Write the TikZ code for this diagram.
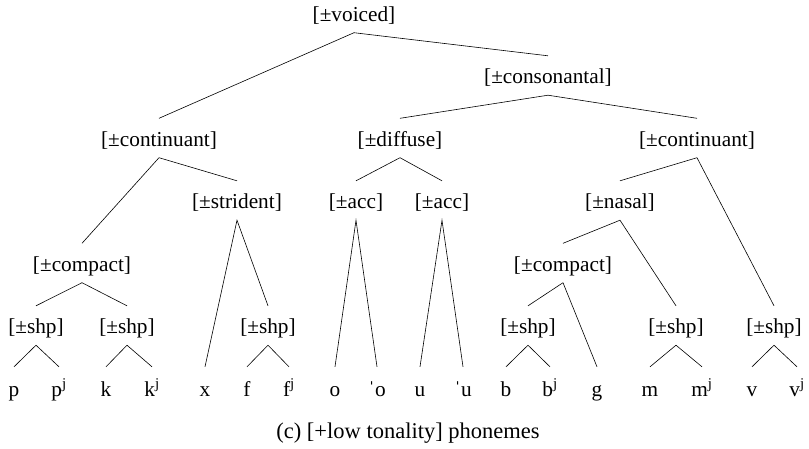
\documentclass[tikz,border=0pt]{standalone}
\usepackage{fontspec}
\setmainfont{Liberation Serif}
\begin{document}
\begin{tikzpicture}[x=1pt,y=-1pt,
  tn/.style={anchor=base,inner sep=0pt,text height=27.5pt,text depth=11.5pt,
    font=\fontsize{21.3}{26}\selectfont},
  leaf/.style={anchor=base,inner sep=0pt,text height=29pt,text depth=5pt,
    font=\fontsize{21.3}{26}\selectfont},
  edge/.style={line width=0.6pt}]
\useasboundingbox (0,0) rectangle (809,448);
% level 0
\node[tn] (voiced) at (354,21) {[±voiced]};
% level 1
\node[tn] (cons) at (548,83.5) {[±consonantal]};
% level 2
\node[tn] (contL) at (159,146) {[±continuant]};
\node[tn] (diff) at (400,146) {[±diffuse]};
\node[tn] (contR) at (697,146) {[±continuant]};
% level 3
\node[tn] (strid) at (237,208.5) {[±strident]};
\node[tn] (accL) at (356,208.5) {[±acc]};
\node[tn] (accR) at (442,208.5) {[±acc]};
\node[tn] (nasal) at (620,208.5) {[±nasal]};
% level 4
\node[tn] (compL) at (82,271) {[±compact]};
\node[tn] (compR) at (563,271) {[±compact]};
% level 5
\node[tn] (shpA) at (36,333.5) {[±shp]};
\node[tn] (shpB) at (127,333.5) {[±shp]};
\node[tn] (shpC) at (268,333.5) {[±shp]};
\node[tn] (shpD) at (528,333.5) {[±shp]};
\node[tn] (shpE) at (676,333.5) {[±shp]};
\node[tn] (shpF) at (774,333.5) {[±shp]};
% leaves
\node[leaf] (p) at (14,396) {p};
\node[leaf] (pj) at (59,396) {p\textsuperscript{j}};
\node[leaf] (k) at (106,396) {k};
\node[leaf] (kj) at (152,396) {k\textsuperscript{j}};
\node[leaf] (x) at (205,396) {x};
\node[leaf] (f) at (247,396) {f};
\node[leaf] (fj) at (289,396) {f\textsuperscript{j}};
\node[leaf] (o) at (335,396) {o};
\node[leaf] (so) at (377,396) {ˈo};
\node[leaf] (u) at (420,396) {u};
\node[leaf] (su) at (463,396) {ˈu};
\node[leaf] (b) at (506,396) {b};
\node[leaf] (bj) at (550,396) {b\textsuperscript{j}};
\node[leaf] (g) at (597,396) {g};
\node[leaf] (m) at (650,396) {m};
\node[leaf] (mj) at (702,396) {m\textsuperscript{j}};
\node[leaf] (v) at (752,396) {v};
\node[leaf] (vj) at (797,396) {v\textsuperscript{j}};
% caption
\node[anchor=base,inner sep=0pt,font=\fontsize{22.5}{27}\selectfont] (cap) at (408,438) {(c) [+low tonality] phonemes};
% edges
\draw[edge] (contL.north) -- (voiced.south) -- (cons.north);
\draw[edge] (diff.north) -- (cons.south) -- (contR.north);
\draw[edge] (compL.north) -- (contL.south) -- (strid.north);
\draw[edge] (accL.north) -- (diff.south) -- (accR.north);
\draw[edge] (nasal.north) -- (contR.south) -- (shpF.north);
\draw[edge] (x.north) -- (strid.south) -- (shpC.north);
\draw[edge] (o.north) -- (accL.south) -- (so.north);
\draw[edge] (u.north) -- (accR.south) -- (su.north);
\draw[edge] (compR.north) -- (nasal.south) -- (shpE.north);
\draw[edge] (shpA.north) -- (compL.south) -- (shpB.north);
\draw[edge] (shpD.north) -- (compR.south) -- (g.north);
\draw[edge] (p.north) -- (shpA.south) -- (pj.north);
\draw[edge] (k.north) -- (shpB.south) -- (kj.north);
\draw[edge] (f.north) -- (shpC.south) -- (fj.north);
\draw[edge] (b.north) -- (shpD.south) -- (bj.north);
\draw[edge] (m.north) -- (shpE.south) -- (mj.north);
\draw[edge] (v.north) -- (shpF.south) -- (vj.north);
\end{tikzpicture}
\end{document}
────────────────
■ **WHAT THE EXERCISE ASKS**: Every line of text is to be repeated exactly; pictures are left out.

■ **RIGHT ANSWER**:
Write the TikZ code for this diagram.
\documentclass[tikz,border=0pt]{standalone}
\usepackage{fontspec}
\setmainfont{Liberation Serif}
\begin{document}
\begin{tikzpicture}[x=1pt,y=-1pt,
  tn/.style={anchor=base,inner sep=0pt,text height=27.5pt,text depth=11.5pt,
    font=\fontsize{21.3}{26}\selectfont},
  leaf/.style={anchor=base,inner sep=0pt,text height=29pt,text depth=5pt,
    font=\fontsize{21.3}{26}\selectfont},
  edge/.style={line width=0.6pt}]
\useasboundingbox (0,0) rectangle (809,448);
% level 0
\node[tn] (voiced) at (354,21) {[±voiced]};
% level 1
\node[tn] (cons) at (548,83.5) {[±consonantal]};
% level 2
\node[tn] (contL) at (159,146) {[±continuant]};
\node[tn] (diff) at (400,146) {[±diffuse]};
\node[tn] (contR) at (697,146) {[±continuant]};
% level 3
\node[tn] (strid) at (237,208.5) {[±strident]};
\node[tn] (accL) at (356,208.5) {[±acc]};
\node[tn] (accR) at (442,208.5) {[±acc]};
\node[tn] (nasal) at (620,208.5) {[±nasal]};
% level 4
\node[tn] (compL) at (82,271) {[±compact]};
\node[tn] (compR) at (563,271) {[±compact]};
% level 5
\node[tn] (shpA) at (36,333.5) {[±shp]};
\node[tn] (shpB) at (127,333.5) {[±shp]};
\node[tn] (shpC) at (268,333.5) {[±shp]};
\node[tn] (shpD) at (528,333.5) {[±shp]};
\node[tn] (shpE) at (676,333.5) {[±shp]};
\node[tn] (shpF) at (774,333.5) {[±shp]};
% leaves
\node[leaf] (p) at (14,396) {p};
\node[leaf] (pj) at (59,396) {p\textsuperscript{j}};
\node[leaf] (k) at (106,396) {k};
\node[leaf] (kj) at (152,396) {k\textsuperscript{j}};
\node[leaf] (x) at (205,396) {x};
\node[leaf] (f) at (247,396) {f};
\node[leaf] (fj) at (289,396) {f\textsuperscript{j}};
\node[leaf] (o) at (335,396) {o};
\node[leaf] (so) at (377,396) {ˈo};
\node[leaf] (u) at (420,396) {u};
\node[leaf] (su) at (463,396) {ˈu};
\node[leaf] (b) at (506,396) {b};
\node[leaf] (bj) at (550,396) {b\textsuperscript{j}};
\node[leaf] (g) at (597,396) {g};
\node[leaf] (m) at (650,396) {m};
\node[leaf] (mj) at (702,396) {m\textsuperscript{j}};
\node[leaf] (v) at (752,396) {v};
\node[leaf] (vj) at (797,396) {v\textsuperscript{j}};
% caption
\node[anchor=base,inner sep=0pt,font=\fontsize{22.5}{27}\selectfont] (cap) at (408,438) {(c) [+low tonality] phonemes};
% edges
\draw[edge] (contL.north) -- (voiced.south) -- (cons.north);
\draw[edge] (diff.north) -- (cons.south) -- (contR.north);
\draw[edge] (compL.north) -- (contL.south) -- (strid.north);
\draw[edge] (accL.north) -- (diff.south) -- (accR.north);
\draw[edge] (nasal.north) -- (contR.south) -- (shpF.north);
\draw[edge] (x.north) -- (strid.south) -- (shpC.north);
\draw[edge] (o.north) -- (accL.south) -- (so.north);
\draw[edge] (u.north) -- (accR.south) -- (su.north);
\draw[edge] (compR.north) -- (nasal.south) -- (shpE.north);
\draw[edge] (shpA.north) -- (compL.south) -- (shpB.north);
\draw[edge] (shpD.north) -- (compR.south) -- (g.north);
\draw[edge] (p.north) -- (shpA.south) -- (pj.north);
\draw[edge] (k.north) -- (shpB.south) -- (kj.north);
\draw[edge] (f.north) -- (shpC.south) -- (fj.north);
\draw[edge] (b.north) -- (shpD.south) -- (bj.north);
\draw[edge] (m.north) -- (shpE.south) -- (mj.north);
\draw[edge] (v.north) -- (shpF.south) -- (vj.north);
\end{tikzpicture}
\end{document}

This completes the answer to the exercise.